En fait, la position du FN est plus compliquée que cela. Soit il reste dans le cadre républicain et se trouve alors dans l’obligation d’adhérer à la conception strictement juridico-administrative de l’appartenance (« quelle que soient l’origine, la religion…. ») . Soit il adhère à une conception identitaire de l’appartenance mais il sort du cadre républicain. Dans le premier cas, le FN accepte le postulat de base du mondialisme (les valeurs démocratiques et l’économie de marché permettent le vivre-ensemble global) et trahit sa base électorale. Dans le second cas, il reste fidèle à sa base électorale mais sera très probablement dissous. Nous avons en effet déjà fait remarquer que la République avait tout un arsenal législatif à sa disposition pour « prévenir les atteintes à la forme républicaine des institutions ». Remettre en cause le régime en place est formellement interdit par la loi dudit régime. Pourquoi selon vous, les belles âmes contestent-elles le caractère républicain du FN ?
Dit autrement, le FN, quoi qu’il proclame, ne peut pas être véritablement antimondialiste. Il n’en a tout simplement pas le droit. Il sait néanmoins jouer sur les ambigüités, rappelant les « racines chrétiennes » de la France et voulant protéger « l’identité nationale » tout en critiquant au nom des valeurs de la république l’expression « Français de souche » (MLP : « J’ai pas une passion pour cette expression, parce que moi j’ai une vision très imprégnée des valeurs de la République française, des valeurs de l’assimilation, c’est-à-dire que je pense que quand on devient Français, on devient Français »).
En conclusion, le clivage entre partisans de la nation identitaire et partisans de la mondialisation est une réalité.
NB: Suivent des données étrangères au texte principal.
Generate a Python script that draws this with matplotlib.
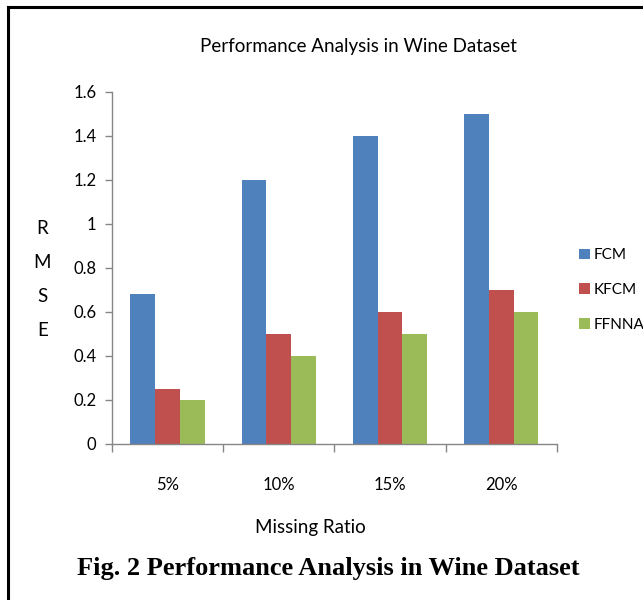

En acceptant les « valeurs de la république », le FN n’est pas du côté où il prétend être. Toutefois, il faut concéder qu’il lui est impossible de faire autrement. D’où ce soupçon d’antirépublicanisme chez les bien-pensants, ces espoirs chez les Français de souche et ces ambigüités révélatrices d’une pensée politique qui ne peut pas vraiment se déployer. Il faut laisser au FN le bénéfice du doute. Sans illusions.